Pretty much what Admiral Brown (nice name) said. Most of the Upper Peru (save for La Paz) declared its support for the May Revolution and the Buenos Aires Junta, but it was quickly overran by Spanish armies coming from Peru. Argentina was never able to re-occupy the Upper Peru (there were 3 different expeditions to the Upper Peru, all of them ended up failing) until a guy named San Martín took command of the Northern Army, looked at the situation, said "fuck Upper Peru we are never breaking through that", left a local Caudillo in charge of waging guerrilla warfare in Salta to keep the Spanish away, and proceded to cross the Andes and declare the independence of Chile and later Peru proper.
It doesn't help that Sucre, the person who liberated the Upper Peru once and for all, was a commander in Bolivar's army, and that by 1825, when Bolivia was declared independent, Argentina had collapsed into civil war and what was effectively warlordism. This made the idea of joining Argentina again (which was a possibility considered by some) extremely unattractive.

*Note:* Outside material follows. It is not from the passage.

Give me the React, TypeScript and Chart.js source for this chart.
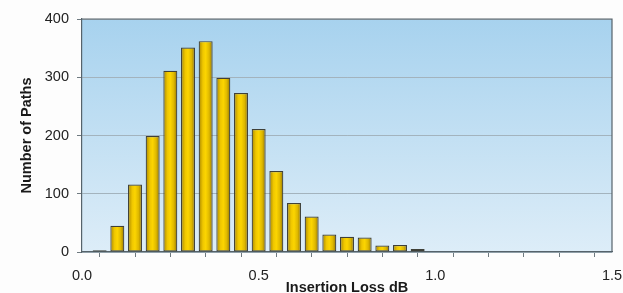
import React, { useEffect, useRef } from "react";
import { Chart, registerables } from "chart.js";

Chart.register(...registerables);

const lossBins: number[] = [0.0, 0.05, 0.1, 0.15, 0.2, 0.25, 0.3, 0.35, 0.4, 0.45, 0.5, 0.55, 0.6, 0.65, 0.7, 0.75, 0.8, 0.85, 0.9, 0.95];
const pathCounts: number[] = [1, 3, 45, 116, 199, 311, 351, 362, 299, 273, 211, 139, 84, 61, 30, 26, 25, 11, 12, 5];
const xAxisTitle = "Insertion Loss dB";
const yAxisTitle = "Number of Paths";

const FONT = "'Liberation Sans', Arial, Helvetica, sans-serif";

const plotBgPlugin = {
  id: "plotBg",
  beforeDraw(chart: any) {
    const { ctx, chartArea } = chart;
    if (!chartArea) return;
    const g = ctx.createLinearGradient(0, chartArea.top, 0, chartArea.bottom);
    g.addColorStop(0, "#a7d2ee");
    g.addColorStop(1, "#ddedf8");
    ctx.save();
    ctx.fillStyle = g;
    ctx.fillRect(chartArea.left, chartArea.top, chartArea.right - chartArea.left, chartArea.bottom - chartArea.top);
    ctx.restore();
  },
  afterDraw(chart: any) {
    const { ctx, chartArea } = chart;
    if (!chartArea) return;
    ctx.save();
    ctx.strokeStyle = "#56636b";
    ctx.lineWidth = 1.2;
    ctx.beginPath();
    ctx.moveTo(chartArea.left, chartArea.top);
    ctx.lineTo(chartArea.right, chartArea.top);
    ctx.lineTo(chartArea.right, chartArea.bottom);
    ctx.stroke();
    ctx.restore();
  },
};

export default function App() {
  const ref = useRef<HTMLCanvasElement | null>(null);

  useEffect(() => {
    if (!ref.current) return;
    const data = lossBins.map((x, i) => ({ x, y: pathCounts[i] }));
    const chart = new Chart(ref.current, {
      type: "bar",
      data: {
        datasets: [
          {
            data,
            borderColor: "#3f4038",
            borderWidth: 1.2,
            borderSkipped: false,
            categoryPercentage: 1,
            barPercentage: 0.79,
            clip: 0,
            backgroundColor: (c: any) => {
              const chart = c.chart;
              const xs = chart.scales?.x;
              if (c.type !== "data" || !xs || !chart.chartArea) return "#f0c800";
              const px = xs.getPixelForValue(c.raw.x);
              const half = ((xs.getPixelForValue(0.05) - xs.getPixelForValue(0)) * 0.79) / 2;
              const g = chart.ctx.createLinearGradient(px - half, 0, px + half, 0);
              g.addColorStop(0, "#a88600");
              g.addColorStop(0.3, "#efc700");
              g.addColorStop(0.5, "#fcd500");
              g.addColorStop(0.75, "#deb800");
              g.addColorStop(1, "#947400");
              return g;
            },
          } as any,
        ],
      },
      options: {
        animation: false,
        responsive: false,
        devicePixelRatio: 1,
        layout: { padding: { top: 19, right: 11, bottom: 0, left: 0 } },
        plugins: { legend: { display: false }, tooltip: { enabled: false } },
        scales: {
          x: {
            type: "linear",
            min: 0,
            max: 1.5,
            offset: false,
            afterFit: (s: any) => {
              s.height = 41;
              s.paddingLeft = 0;
              s.paddingRight = 0;
            },
            ticks: {
              stepSize: 0.1,
              autoSkip: false,
              maxRotation: 0,
              padding: 10,
              color: "#222222",
              font: { family: FONT, size: 14.5 },
              callback: (v: any) => {
                const n = Number(v);
                return Math.abs(n * 2 - Math.round(n * 2)) < 1e-6 ? n.toFixed(1) : "";
              },
            },
            grid: { drawOnChartArea: false, drawTicks: true, tickLength: 5, color: "#6f7a80" },
            border: { color: "#56636b", width: 1.2 },
            title: {
              display: true,
              text: xAxisTitle,
              color: "#1a1a1a",
              font: { family: FONT, size: 14.5, weight: "bold", lineHeight: 1 },
              padding: { top: 0, bottom: -2 },
            },
          },
          y: {
            type: "linear",
            min: 0,
            max: 400,
            afterFit: (s: any) => {
              s.width = 82;
            },
            ticks: {
              stepSize: 100,
              padding: 8,
              color: "#222222",
              font: { family: FONT, size: 14.5 },
            },
            grid: { drawTicks: true, tickLength: 5, color: "#a3b3bd", tickColor: "#6f7a80" },
            border: { color: "#56636b", width: 1.2 },
            title: {
              display: true,
              text: yAxisTitle,
              color: "#1a1a1a",
              font: { family: FONT, size: 14.5, weight: "bold" },
              padding: { top: 18, bottom: 0 },
            },
          },
        },
      },
      plugins: [plotBgPlugin],
    } as any);
    return () => chart.destroy();
  }, []);

  return (
    <div style={{ position: "fixed", left: 0, top: 0, width: 623, height: 293, background: "#fdfdfd" }}>
      <canvas ref={ref} width={623} height={293} style={{ display: "block" }} />
    </div>
  );
}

The best way to have Bolivia remain part of Argentina, in my opinion, would be to avert the collapse of the Argentinian State and the Anarchy of the Year XX (which dissolved the Northern Army), and instead, when Sucre is leading his campaign into the region, have the Northern Army join the offensive from the south, meeting the Bolivarian army. Or just have the Spanish be much more incompetent at suppressing the initial recognition of the Buenos Aires Junta in 1811 and 1812.